A few numbers. Of the 33 eminent persons, not a single one is a woman, another testimony, if any were needed, as to how insensitive history generally has been to the memory of women.
Those in holy orders number 18. The earliest one, Giovanni Matteo Rispoli, entered his personal vale of tears as early as 1582, but the majority belong to the 19th and 20th century. Their eminence covers the widest spectrum of achievement – artists, musicians, ecclesiastics, bandmasters, theologians, sculptors, authors, teachers.
Mangion has done a wonderful and meticulous job researching and writing up these biographical sketches, relying partly on known material, but also ransacking archives and older publications exhaustively.
The reader can detect his Rottweiler perseverance in chasing an elusive clue, to flesh out the profiles of persons who did not leave very deep imprints on the sands of time. These entries will turn into the necessary points of departure for any future biographical investigation of the personalities captured by Mangion’s radar.
Of the 33 eminent persons, not a single one is a woman
Authors’ choices remain necessarily subjective. Francesco Zahra, a far more challenging painter than the eminently forgettable and sterile Tommaso Madiona, gets six pages in all, while Madiona commands no less 20 and hogs the title of the book. That imbalance appears justifiable, as Zahra has already been amply studied, while Mangion’s work on Madiona is laudably pioneer.
Maybe all the persons whose biography Mangion pursued were impeccably perfect, without a single blemish or weakness. That is the only verdict one can reach reading this book. I’ve never studied these notables myself, so am unable to confirm or gainsay the author.
But I still find a gallery of entirely perfect human beings rather two dimensional and unconvincing. Or maybe I was particularly unfortunate in my lifetime, because all the persons I have met and interacted with had good facets and others less good. Biography I do not see as eulogy, nor peans of flattery – it should aspire to critical objectivity, the unravelling of a life in the round. It ought to be the biographer’s aim to accommodate the positive and the negative inherent in all human nature in peaceful coexistence.
Some of these biographies vibrated intimately with me, like the heart-wrenching story of Francesco Tesoriere, a dockyard worker from Senglea, a well-groomed violinist and competent composer.
He ended up arrested and interned together with my father, for the whole duration of the war.

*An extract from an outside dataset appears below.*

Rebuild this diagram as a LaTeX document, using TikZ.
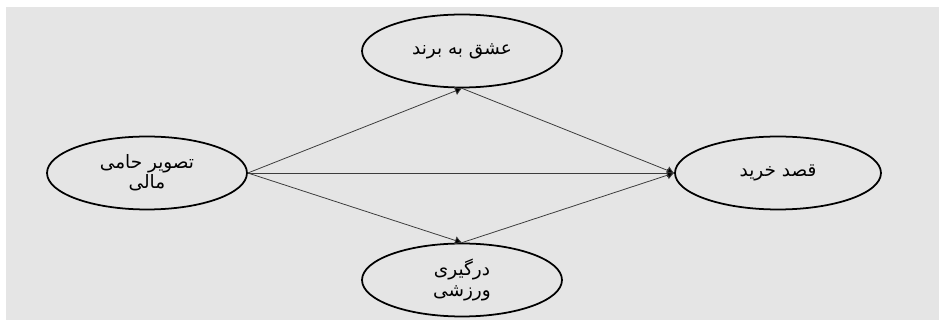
\documentclass[tikz,border=0pt]{standalone}
\usepackage{fontspec}
\newfontfamily\arabicfont[Script=Arabic]{DejaVu Sans}
\TeXXeTstate=1
\usetikzlibrary{shapes.geometric,arrows.meta}
\definecolor{fond}{RGB}{229,229,229}
\definecolor{trait}{RGB}{60,60,60}
\tikzset{
  var/.style={ellipse,draw=black,line width=1pt,fill=fond,minimum width=4cm,minimum height=1.46cm,inner sep=0pt,align=center,font=\arabicfont\fontsize{10.5}{11.5}\selectfont},
  lien/.style={draw=trait,line width=0.45pt,-{Latex[length=4pt,width=5pt,fill=black]}}
}

\begin{document}
\begin{tikzpicture}[x=0.02cm,y=-0.02cm]
\fill[white] (0,0) rectangle (941,320);
\fill[fond] (6,7) rectangle (939,320);

\node[var] (sponsor) at (147,173) {\beginR تصویر حامی\endR\\\beginR مالی\endR};
\node[var] (amour) at (462,51) {\beginR عشق به برند\endR};
\node[var] (implic) at (462,280) {\beginR درگیری\endR\\\beginR ورزشی\endR};
\node[var,minimum width=4.12cm] (achat) at (778,173) {\beginR قصد خرید\endR};

\draw[lien] (sponsor.east) -- (amour.south);
\draw[lien] (sponsor.east) -- (implic.north);
\draw[lien] (sponsor.east) -- (achat.west);
\draw[lien] (amour.south) -- (achat.west);
\draw[lien] (implic.north) -- (achat.west);
\end{tikzpicture}
\end{document}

Mangion has unearthed the passionate pleas by his doting wife, half-British, addressed to the colonial authorities begging to be told why he had been imprisoned and deprived of his liberty for three years, leaving his family destitute, in dismal poverty. She never received an answer.
Plenty of other Sengleani now deserve to be dissected by Mangion. One who first comes to mind, would be Mgr Ignazio Panzavecchia, leader of a political party that swept to power in the first self-government elections in 1921.

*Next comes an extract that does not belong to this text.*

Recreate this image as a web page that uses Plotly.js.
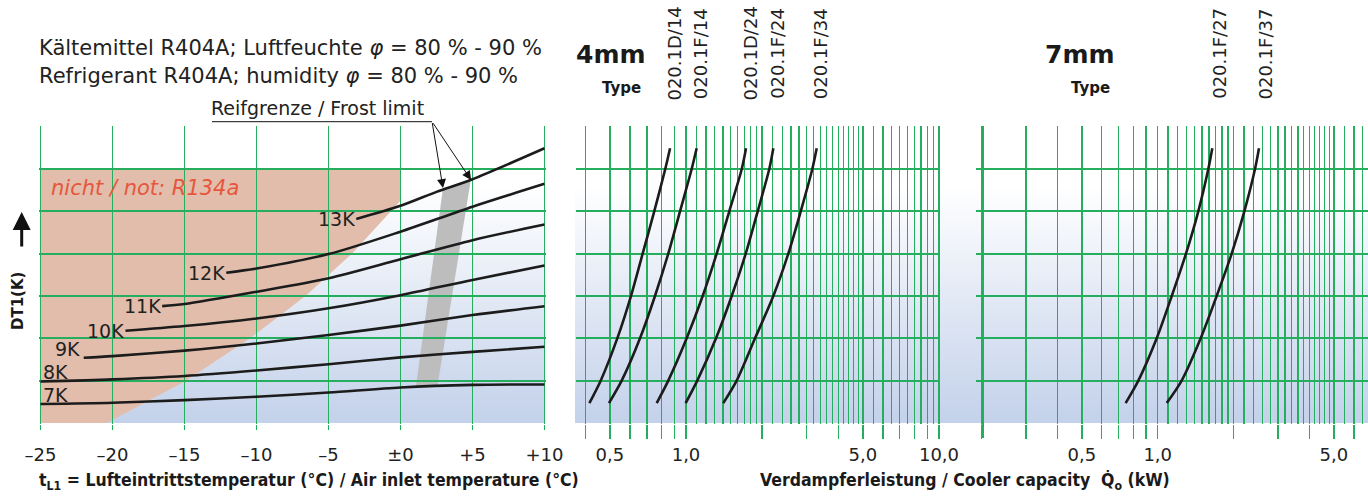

Though hampered by illegitimate birth, Panzavecchia’s middle-of-the road nationalism, his rejection of violence, his compulsion to compromise, his moderation in a time when political hysteria attracted votes, ultimately endeared him to the majority. To everyone’s surprise, he declined the premiership of the first Maltese cabinet, deeming it incompatible with his priestly cassock.
I can think of several others too: the lexicographer, author and chess champion Erin Serracino Inglott, Andrea Debono, explorer of the Nile, the entertainers Charles Clews and Charles Thake. Mangion would be the ideal biographer to do full justice to their flair. I would add another controversial Senglean: George Vigo, a gentleman with a pert goatee who ran an elegant man’s fashion shop in Republic Street, Valletta. Vigo was well read, inquisitive and patriotic. Not a troublemaker at all, yet one who did not let go easily.
Vigo fancied himself a historian and put his expertise to the test when income tax was introduced in 1948. He ignored requests to pay, and the commissioner of inland revenue sued him.
He counter-claimed that Malta had not been conquered but had submitted to the British crown by a ‘compact’ which did not confer on Britain the right to determine the constitution of Malta, he pleaded.
The 1947 Constitution was therefore void and so was the Income Tax Act enacted by virtue of that constitution. The court was not impressed. I have seen that lawsuit. It has the taste of great constitutional marmalade.